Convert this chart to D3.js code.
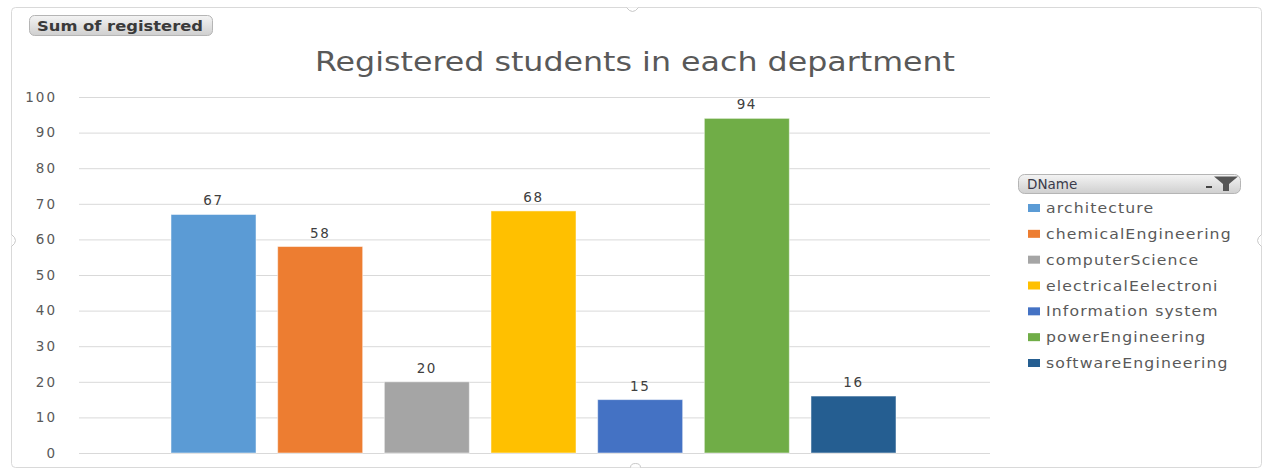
<!DOCTYPE html>
<html>
<head>
<meta charset="utf-8">
<script src="https://cdn.jsdelivr.net/npm/d3@7"></script>
<style>
  html, body { margin: 0; padding: 0; background: #fff; }
  svg { display: block; }
  text { font-family: "DejaVu Sans", Verdana, sans-serif; }
</style>
</head>
<body>
<svg id="chart" width="1265" height="470"></svg>
<script>
// Registered students per department (pivot chart, one category, one series per department)
const departments = [
  "architecture",
  "chemicalEngineering",
  "computerScience",
  "electricalEelectroni",
  "Information system",
  "powerEngineering",
  "softwareEngineering"
];
const registered = [67, 58, 20, 68, 15, 94, 16];
const colors = ["#5B9BD5", "#ED7D31", "#A5A5A5", "#FFC000", "#4472C4", "#70AD47", "#255E91"];
const yTicks = [0, 10, 20, 30, 40, 50, 60, 70, 80, 90, 100];
const chartTitle = "Registered students in each department";
const valueField = "Sum of registered";
const legendField = "DName";

const svg = d3.select("#chart");
const textColor = "#595959";

// Outer chart frame
svg.append("rect")
  .attr("x", 11.5).attr("y", 7.5)
  .attr("width", 1250).attr("height", 460)
  .attr("rx", 4)
  .attr("fill", "#fff")
  .attr("stroke", "#d9d9d9");

// Small resize handles on the frame edges
const handles = svg.append("g").attr("fill", "#fff").attr("stroke", "#c8c8c8");
handles.append("path").attr("d", "M626.5,7.5 q3,4 6,4 q3,0 6,-4");
handles.append("path").attr("d", "M630.5,467.5 q0,-4 5,-4 q5,0 5,4");
handles.append("path").attr("d", "M11.5,234.5 q4,3 4,6 q0,3 -4,6");
handles.append("path").attr("d", "M1261.5,234.5 q-4,3 -4,6 q0,3 4,6");

// Field button
const defs = svg.append("defs");
const grad = defs.append("linearGradient").attr("id", "btn").attr("x1", 0).attr("y1", 0).attr("x2", 0).attr("y2", 1);
grad.append("stop").attr("offset", "0%").attr("stop-color", "#f4f4f4");
grad.append("stop").attr("offset", "100%").attr("stop-color", "#cfcfcf");

svg.append("rect")
  .attr("x", 29.5).attr("y", 15.5).attr("width", 183).attr("height", 20).attr("rx", 5)
  .attr("fill", "url(#btn)").attr("stroke", "#b5b5b5");
svg.append("text")
  .attr("x", 37).attr("y", 30.5)
  .attr("font-size", 13.5)
  .attr("font-weight", 600)
  .attr("fill", "#3a3a3a")
  .attr("textLength", 166).attr("lengthAdjust", "spacingAndGlyphs")
  .text(valueField);

// Title
svg.append("text")
  .attr("x", 635).attr("y", 71)
  .attr("text-anchor", "middle")
  .attr("font-family", "'Open Sans', sans-serif")
  .attr("font-size", 26)
  .attr("fill", textColor)
  .attr("textLength", 640).attr("lengthAdjust", "spacingAndGlyphs")
  .text(chartTitle);

// Plot area
const plot = { left: 79, right: 990, top: 97, bottom: 453 };
const y = d3.scaleLinear().domain([0, 100]).range([plot.bottom, plot.top]);

// Gridlines + tick labels through a left axis
const yAxis = d3.axisLeft(y).tickValues(yTicks).tickSize(-(plot.right - plot.left)).tickPadding(22);
const gAxis = svg.append("g").attr("transform", `translate(${plot.left},0)`).call(yAxis);
gAxis.select(".domain").remove();
gAxis.selectAll(".tick line").attr("stroke", "#d9d9d9").attr("stroke-width", 1);
gAxis.selectAll(".tick text")
  .attr("font-family", "'DejaVu Sans', Verdana, sans-serif")
  .attr("font-size", 13.5)
  .attr("letter-spacing", 2)
  .attr("fill", textColor);

// One category holding seven series bars
const x = d3.scaleBand()
  .domain(departments)
  .range([171, 896])
  .paddingInner(0.203)
  .paddingOuter(0);

const data = departments.map((d, i) => ({ name: d, value: registered[i], color: colors[i] }));

svg.append("g").selectAll("rect")
  .data(data).join("rect")
  .attr("x", d => x(d.name))
  .attr("y", d => y(d.value))
  .attr("width", x.bandwidth())
  .attr("height", d => y(0) - y(d.value))
  .attr("fill", d => d.color)
  .attr("stroke", "rgba(255,255,255,0.5)")
  .attr("stroke-width", 1);

// Value labels
svg.append("g").selectAll("text")
  .data(data).join("text")
  .attr("x", d => x(d.name) + x.bandwidth() / 2)
  .attr("y", d => y(d.value) - 9)
  .attr("text-anchor", "middle")
  .attr("font-size", 13.5)
  .attr("letter-spacing", 1.6)
  .attr("fill", "#404040")
  .text(d => d.value);

// Legend header button
const lg = svg.append("g");
lg.append("rect")
  .attr("x", 1018.5).attr("y", 174.5).attr("width", 222).attr("height", 19).attr("rx", 6)
  .attr("fill", "url(#btn)").attr("stroke", "#b5b5b5");
lg.append("text")
  .attr("x", 1027).attr("y", 189)
  .attr("font-size", 13.5)
  .attr("fill", "#3a3a4a")
  .text(legendField);
// filter funnel + dropdown mark
lg.append("path")
  .attr("d", "M1214,176.5 L1238,176.5 L1229,184 L1229,191 L1223,191 L1223,184 Z")
  .attr("fill", "#555");
lg.append("rect").attr("x", 1206).attr("y", 186).attr("width", 6).attr("height", 2).attr("fill", "#444");

// Legend items
const ly = d3.scalePoint().domain(departments).range([208, 363]);
const items = lg.selectAll("g.item").data(data).join("g").attr("class", "item")
  .attr("transform", d => `translate(0,${ly(d.name)})`);
items.append("rect")
  .attr("x", 1028).attr("y", -4).attr("width", 12).attr("height", 8)
  .attr("fill", d => d.color);
items.append("text")
  .attr("transform", "translate(1046,5) scale(1.12,1)")
  .attr("font-size", 14)
  .attr("letter-spacing", 1)
  .attr("fill", textColor)
  .text(d => d.name);
</script>
</body>
</html>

▸ **The task**:
Go through the data above and transcribe it in full, omitting any image.

▸ **Written answer**:
Convert this chart to D3.js code.
<!DOCTYPE html>
<html>
<head>
<meta charset="utf-8">
<script src="https://cdn.jsdelivr.net/npm/d3@7"></script>
<style>
  html, body { margin: 0; padding: 0; background: #fff; }
  svg { display: block; }
  text { font-family: "DejaVu Sans", Verdana, sans-serif; }
</style>
</head>
<body>
<svg id="chart" width="1265" height="470"></svg>
<script>
// Registered students per department (pivot chart, one category, one series per department)
const departments = [
  "architecture",
  "chemicalEngineering",
  "computerScience",
  "electricalEelectroni",
  "Information system",
  "powerEngineering",
  "softwareEngineering"
];
const registered = [67, 58, 20, 68, 15, 94, 16];
const colors = ["#5B9BD5", "#ED7D31", "#A5A5A5", "#FFC000", "#4472C4", "#70AD47", "#255E91"];
const yTicks = [0, 10, 20, 30, 40, 50, 60, 70, 80, 90, 100];
const chartTitle = "Registered students in each department";
const valueField = "Sum of registered";
const legendField = "DName";

const svg = d3.select("#chart");
const textColor = "#595959";

// Outer chart frame
svg.append("rect")
  .attr("x", 11.5).attr("y", 7.5)
  .attr("width", 1250).attr("height", 460)
  .attr("rx", 4)
  .attr("fill", "#fff")
  .attr("stroke", "#d9d9d9");

// Small resize handles on the frame edges
const handles = svg.append("g").attr("fill", "#fff").attr("stroke", "#c8c8c8");
handles.append("path").attr("d", "M626.5,7.5 q3,4 6,4 q3,0 6,-4");
handles.append("path").attr("d", "M630.5,467.5 q0,-4 5,-4 q5,0 5,4");
handles.append("path").attr("d", "M11.5,234.5 q4,3 4,6 q0,3 -4,6");
handles.append("path").attr("d", "M1261.5,234.5 q-4,3 -4,6 q0,3 4,6");

// Field button
const defs = svg.append("defs");
const grad = defs.append("linearGradient").attr("id", "btn").attr("x1", 0).attr("y1", 0).attr("x2", 0).attr("y2", 1);
grad.append("stop").attr("offset", "0%").attr("stop-color", "#f4f4f4");
grad.append("stop").attr("offset", "100%").attr("stop-color", "#cfcfcf");

svg.append("rect")
  .attr("x", 29.5).attr("y", 15.5).attr("width", 183).attr("height", 20).attr("rx", 5)
  .attr("fill", "url(#btn)").attr("stroke", "#b5b5b5");
svg.append("text")
  .attr("x", 37).attr("y", 30.5)
  .attr("font-size", 13.5)
  .attr("font-weight", 600)
  .attr("fill", "#3a3a3a")
  .attr("textLength", 166).attr("lengthAdjust", "spacingAndGlyphs")
  .text(valueField);

// Title
svg.append("text")
  .attr("x", 635).attr("y", 71)
  .attr("text-anchor", "middle")
  .attr("font-family", "'Open Sans', sans-serif")
  .attr("font-size", 26)
  .attr("fill", textColor)
  .attr("textLength", 640).attr("lengthAdjust", "spacingAndGlyphs")
  .text(chartTitle);

// Plot area
const plot = { left: 79, right: 990, top: 97, bottom: 453 };
const y = d3.scaleLinear().domain([0, 100]).range([plot.bottom, plot.top]);

// Gridlines + tick labels through a left axis
const yAxis = d3.axisLeft(y).tickValues(yTicks).tickSize(-(plot.right - plot.left)).tickPadding(22);
const gAxis = svg.append("g").attr("transform", `translate(${plot.left},0)`).call(yAxis);
gAxis.select(".domain").remove();
gAxis.selectAll(".tick line").attr("stroke", "#d9d9d9").attr("stroke-width", 1);
gAxis.selectAll(".tick text")
  .attr("font-family", "'DejaVu Sans', Verdana, sans-serif")
  .attr("font-size", 13.5)
  .attr("letter-spacing", 2)
  .attr("fill", textColor);

// One category holding seven series bars
const x = d3.scaleBand()
  .domain(departments)
  .range([171, 896])
  .paddingInner(0.203)
  .paddingOuter(0);

const data = departments.map((d, i) => ({ name: d, value: registered[i], color: colors[i] }));

svg.append("g").selectAll("rect")
  .data(data).join("rect")
  .attr("x", d => x(d.name))
  .attr("y", d => y(d.value))
  .attr("width", x.bandwidth())
  .attr("height", d => y(0) - y(d.value))
  .attr("fill", d => d.color)
  .attr("stroke", "rgba(255,255,255,0.5)")
  .attr("stroke-width", 1);

// Value labels
svg.append("g").selectAll("text")
  .data(data).join("text")
  .attr("x", d => x(d.name) + x.bandwidth() / 2)
  .attr("y", d => y(d.value) - 9)
  .attr("text-anchor", "middle")
  .attr("font-size", 13.5)
  .attr("letter-spacing", 1.6)
  .attr("fill", "#404040")
  .text(d => d.value);

// Legend header button
const lg = svg.append("g");
lg.append("rect")
  .attr("x", 1018.5).attr("y", 174.5).attr("width", 222).attr("height", 19).attr("rx", 6)
  .attr("fill", "url(#btn)").attr("stroke", "#b5b5b5");
lg.append("text")
  .attr("x", 1027).attr("y", 189)
  .attr("font-size", 13.5)
  .attr("fill", "#3a3a4a")
  .text(legendField);
// filter funnel + dropdown mark
lg.append("path")
  .attr("d", "M1214,176.5 L1238,176.5 L1229,184 L1229,191 L1223,191 L1223,184 Z")
  .attr("fill", "#555");
lg.append("rect").attr("x", 1206).attr("y", 186).attr("width", 6).attr("height", 2).attr("fill", "#444");

// Legend items
const ly = d3.scalePoint().domain(departments).range([208, 363]);
const items = lg.selectAll("g.item").data(data).join("g").attr("class", "item")
  .attr("transform", d => `translate(0,${ly(d.name)})`);
items.append("rect")
  .attr("x", 1028).attr("y", -4).attr("width", 12).attr("height", 8)
  .attr("fill", d => d.color);
items.append("text")
  .attr("transform", "translate(1046,5) scale(1.12,1)")
  .attr("font-size", 14)
  .attr("letter-spacing", 1)
  .attr("fill", textColor)
  .text(d => d.name);
</script>
</body>
</html>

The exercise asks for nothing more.